Example 2:   Your teenager is somewhat dysfunctional when it comes to managing his own life. He needs constant reminding and oversight with his homework and studying. His grades are mediocre, he sometimes misses assignments, and doesn’t seem all that concerned about it. He often forgets necessary materials and often loses things. He loses track of time, needs to be asked multiple times to do the things he’s supposed to do, and often gives you attitude or back talk. His friends can be pretty obnoxious, and he’s been in some minimal trouble at school or other places before.

A dilemma comes into play here. As a normal teenager, he still wants to separate from you and do his own thing, and he does need to learn how. The problem is that he’s not really there yet. And this will frustrate him. So you give a little, with a lot of boundaries, and constantly discuss how he can earn more freedoms by showing you the ways in which he is ready for that, such as being respectful, doing the things he’s supposed to do, etc.

When you let him do something, make sure you know everything you need to know to feel comfortable: who, what, where, when, and why. Discuss how he is getting there and how he is getting home, and at what time. Let him know what your expectations are, and if he violates them, you take a step back on the freedom. On the other hand, if he does a good job repeatedly, honor that by giving even a bit more freedom.

Example 3: Your teen is completely disrespectful of nearly all authority and boundaries. He consistently violates rules and frequently gets himself into trouble. He doesn’t help around the house, rarely does what is asked, and doesn’t get good grades. You don’t like his friends and they’re into some pretty bad stuff, like drugs or alcohol.

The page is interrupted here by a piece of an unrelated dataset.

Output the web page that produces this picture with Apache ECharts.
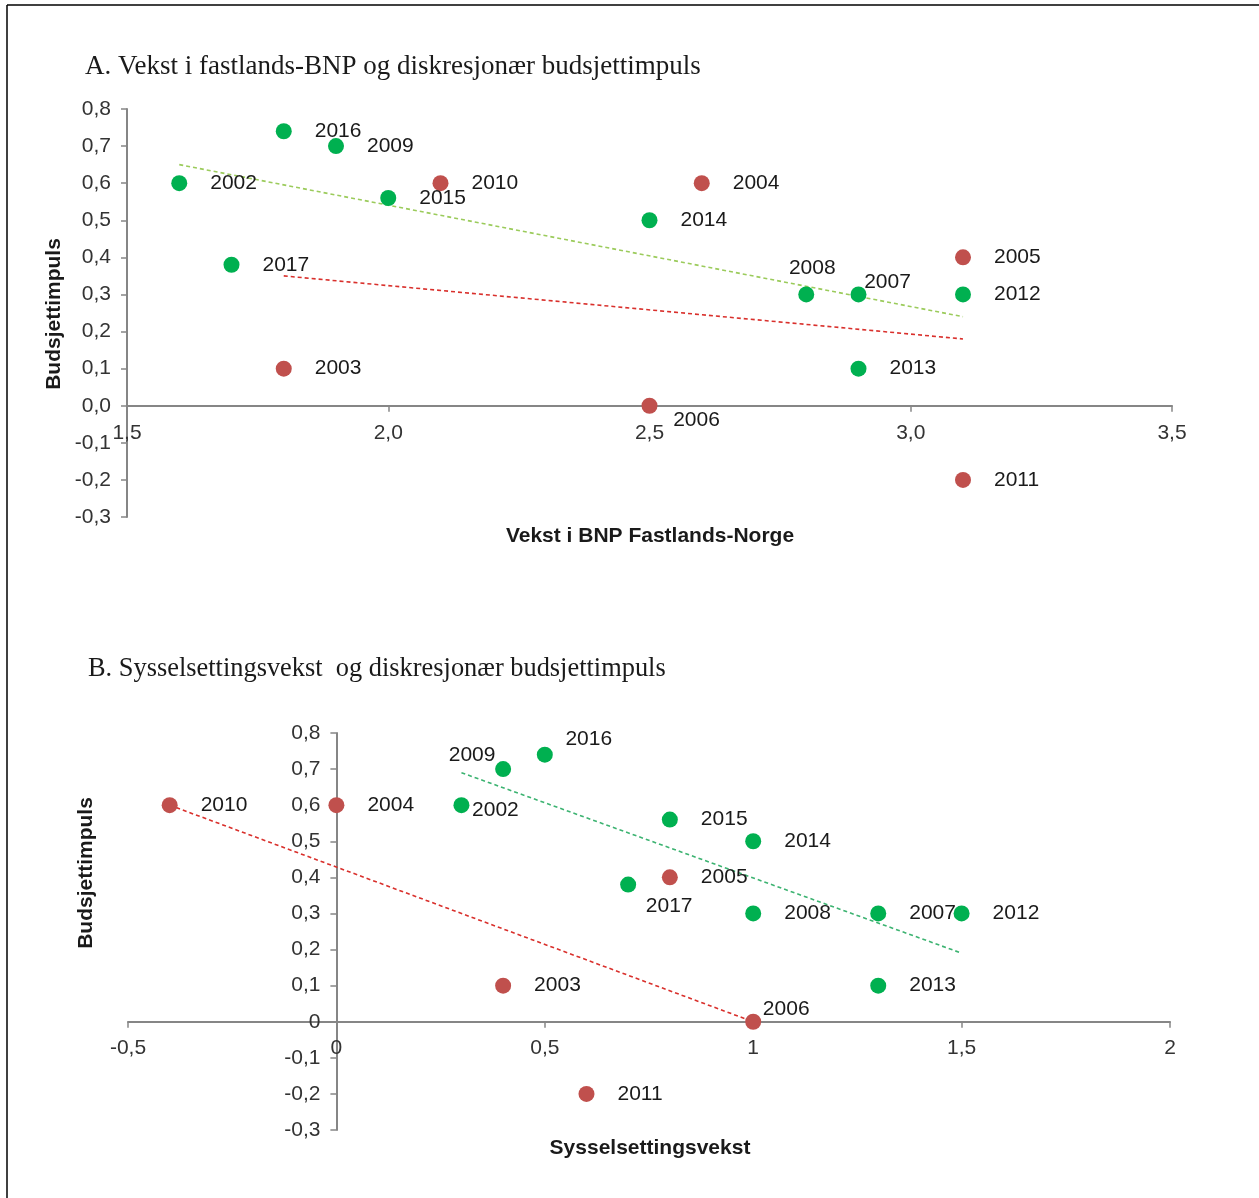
<!DOCTYPE html>
<html>
<head>
<meta charset="utf-8">
<script src="https://cdn.jsdelivr.net/npm/echarts@6/dist/echarts.min.js"></script>
<style>
html,body{margin:0;padding:0;background:#fff;}
#chart{width:1259px;height:1198px;}
</style>
</head>
<body>
<div id="chart"></div>
<script>
// ---------- Data ----------
const titleA = 'A. Vekst i fastlands-BNP og diskresjonær budsjettimpuls';
const titleB = 'B. Sysselsettingsvekst  og diskresjonær budsjettimpuls';
const xNameA = 'Vekst i BNP Fastlands-Norge';
const xNameB = 'Sysselsettingsvekst';
const yName = 'Budsjettimpuls';

const years      = ['2002','2003','2004','2005','2006','2007','2008','2009','2010','2011','2012','2013','2014','2015','2016','2017'];
const group      = ['g','r','r','r','r','g','g','g','r','r','g','g','g','g','g','g'];
const impulse    = [0.6, 0.1, 0.6, 0.4, 0.0, 0.3, 0.3, 0.7, 0.6, -0.2, 0.3, 0.1, 0.5, 0.56, 0.74, 0.38];
const gdpGrowth  = [1.6, 1.8, 2.6, 3.1, 2.5, 2.9, 2.8, 1.9, 2.1, 3.1, 3.1, 2.9, 2.5, 2.0, 1.8, 1.7];
const empGrowth  = [0.3, 0.4, 0.0, 0.8, 1.0, 1.3, 1.0, 0.4, -0.4, 0.6, 1.5, 1.3, 1.0, 0.8, 0.5, 0.7];

const trendA_green = [[1.6, 0.65], [3.1, 0.24]];
const trendA_red   = [[1.8, 0.35], [3.1, 0.18]];
const trendB_green = [[0.3, 0.69], [1.5, 0.19]];
const trendB_red   = [[-0.4, 0.6], [1.0, 0.0]];

const xRangeA = [1.5, 3.5];
const xRangeB = [-0.5, 2];
const yRange  = [-0.3, 0.8];

// ---------- Styles / layout ----------
const GREEN = '#00B050', RED = '#C0504D';
const SANS = 'Liberation Sans, Arial, sans-serif';
const SERIF = 'Liberation Serif, Times New Roman, serif';
const labelFont = {fontFamily: SANS, fontSize: 21, color: '#1a1a1a'};
const gridA = {left: 127, right: 87, top: 109, bottom: 681};
const gridB = {left: 128, right: 89, top: 733, bottom: 68};
const W = 1259, H = 1198;

// label centre offsets (px) for labels that are not simply to the right
const specialA = {'2008': [6, -26], '2007': [29, -12], '2006': [47, 14]};
const specialB = {'2009': [-31, -14], '2016': [44, -15], '2002': [34, 5], '2017': [41, 22], '2006': [33, -13]};

function pts(xs, g, special) {
  const out = [];
  years.forEach((yr, i) => {
    if (group[i] !== g) return;
    const d = {value: [xs[i], impulse[i], yr]};
    if (special[yr]) {
      d.label = {position: 'inside', offset: special[yr], align: 'center', verticalAlign: 'middle'};
    }
    out.push(d);
  });
  return out;
}

function scatter(xi, yi, g, xs, special) {
  return {
    type: 'scatter', xAxisIndex: xi, yAxisIndex: yi,
    symbolSize: 16,
    itemStyle: {color: g === 'g' ? GREEN : RED, opacity: 1},
    data: pts(xs, g, special),
    label: Object.assign({show: true, position: 'right', distance: 23,
      formatter: p => p.value[2]}, labelFont),
    z: 3
  };
}
function trend(xi, yi, data, color) {
  return {
    type: 'line', xAxisIndex: xi, yAxisIndex: yi, data: data,
    symbol: 'none', silent: true,
    lineStyle: {color: color, width: 1.6, type: [4, 3]}, z: 2
  };
}

const axisStyle = {
  axisLine: {lineStyle: {color: '#868686', width: 2}},
  axisTick: {show: true, length: 6, lineStyle: {color: '#868686', width: 1.5}},
  splitLine: {show: false},
  axisLabel: {fontFamily: SANS, fontSize: 21, color: '#333'}
};
function fmtFixed(v) { return v.toFixed(1).replace('.', ','); }
function fmtGen(v) { return String(Math.round(v * 10) / 10).replace('.', ','); }

// distance in px from grid edge to the zero line (labels are kept next to the zero line)
function zeroShift(len, range) {
  if (range[0] >= 0 || range[1] <= 0) return 0;
  return len * (0 - range[0]) / (range[1] - range[0]);
}

function xAx(grid, g, range, fmt, margin) {
  const h = H - g.top - g.bottom;
  return Object.assign({}, axisStyle, {
    type: 'value', gridIndex: grid, min: range[0], max: range[1], interval: 0.5,
    axisLabel: Object.assign({}, axisStyle.axisLabel, {formatter: fmt, margin: margin - zeroShift(h, yRange)})
  });
}
function yAx(grid, g, xrange, fmt, margin) {
  const w = W - g.left - g.right;
  return Object.assign({}, axisStyle, {
    type: 'value', gridIndex: grid, min: yRange[0], max: yRange[1], interval: 0.1,
    axisLabel: Object.assign({}, axisStyle.axisLabel, {formatter: fmt, margin: margin - zeroShift(w, xrange)})
  });
}

const chart = echarts.init(document.getElementById('chart'));
chart.setOption({
  animation: false,
  backgroundColor: '#fff',
  grid: [gridA, gridB],
  xAxis: [xAx(0, gridA, xRangeA, fmtFixed, 17), xAx(1, gridB, xRangeB, fmtGen, 16)],
  yAxis: [yAx(0, gridA, xRangeA, fmtFixed, 16), yAx(1, gridB, xRangeB, fmtGen, 16)],
  series: [
    trend(0, 0, trendA_green, '#9BCB5B'),
    trend(0, 0, trendA_red, '#D9302C'),
    scatter(0, 0, 'g', gdpGrowth, specialA),
    scatter(0, 0, 'r', gdpGrowth, specialA),
    trend(1, 1, trendB_green, '#3CB371'),
    trend(1, 1, trendB_red, '#D9302C'),
    scatter(1, 1, 'g', empGrowth, specialB),
    scatter(1, 1, 'r', empGrowth, specialB)
  ],
  graphic: [
    {type: 'line', shape: {x1: 7, y1: 5, x2: 1259, y2: 5}, style: {stroke: '#000', lineWidth: 1.5}},
    {type: 'line', shape: {x1: 7, y1: 5, x2: 7, y2: 1198}, style: {stroke: '#000', lineWidth: 1.5}},
    {type: 'text', x: 85, y: 67, style: {text: titleA, fontFamily: SERIF, fontSize: 27, fill: '#1a1a1a', verticalAlign: 'middle'}},
    {type: 'text', x: 88, y: 669, style: {text: titleB, fontFamily: SERIF, fontSize: 26.4, fill: '#1a1a1a', verticalAlign: 'middle'}},
    {type: 'text', x: 650, y: 536, style: {text: xNameA, fontFamily: SANS, fontWeight: 'bold', fontSize: 21, fill: '#1a1a1a', align: 'center', verticalAlign: 'middle'}},
    {type: 'text', x: 650, y: 1148, style: {text: xNameB, fontFamily: SANS, fontWeight: 'bold', fontSize: 21, fill: '#1a1a1a', align: 'center', verticalAlign: 'middle'}},
    {type: 'text', x: 54, y: 314, rotation: Math.PI / 2, style: {text: yName, fontFamily: SANS, fontWeight: 'bold', fontSize: 21, fill: '#1a1a1a', align: 'center', verticalAlign: 'middle'}},
    {type: 'text', x: 86, y: 873, rotation: Math.PI / 2, style: {text: yName, fontFamily: SANS, fontWeight: 'bold', fontSize: 21, fill: '#1a1a1a', align: 'center', verticalAlign: 'middle'}}
  ]
});
</script>
</body>
</html>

You’ve got your work cut out for you. First of all, I would recommend some professional help, starting with you. You need to learn how to set boundaries and have authority over your teen so he doesn’t become completely out of control and end up in jail. He may benefit from counseling, as there may be underlying issues with anxiety, depression, ADHD, etc.

While your teen likely believes he is an independent and mature individual who can make all his own decisions, he clearly is not. None of the behaviors described above are demonstrations of independence or maturity. Reel in the freedoms and privileges until significant changes are made. If none are made, let this kid go out into the world as soon as he turns 18 and he will quickly figure out that he has a lot a maturing to do.

Honestly, as harsh as that sounds, it can sometimes be a gift. Stop giving them money, stop doing things for them, and watch as they grow up quickly. I’ve seen it a million times, it’s either sink or swim. Usually, after struggling with an adjustment period, they end up swimming.

If you have a more typical teen, one that teeters between example 1 and example 2, just give out freedoms based on what you see. Freedoms can be given and taken away based on current behaviors and circumstances. But the reality is, they must be given. And it is likely that your child will mess up some of the time. Talk about this, and use these moments for learning and as opportunities for growth.

Try to remember what it is like to be a teenager, thinking you’re all grown up, but still dependent on your parents. Take a breath, engage every ounce of patience you have in you, and move forward. With your hard work and due diligence, you will raise your kids to become successful and productive adults.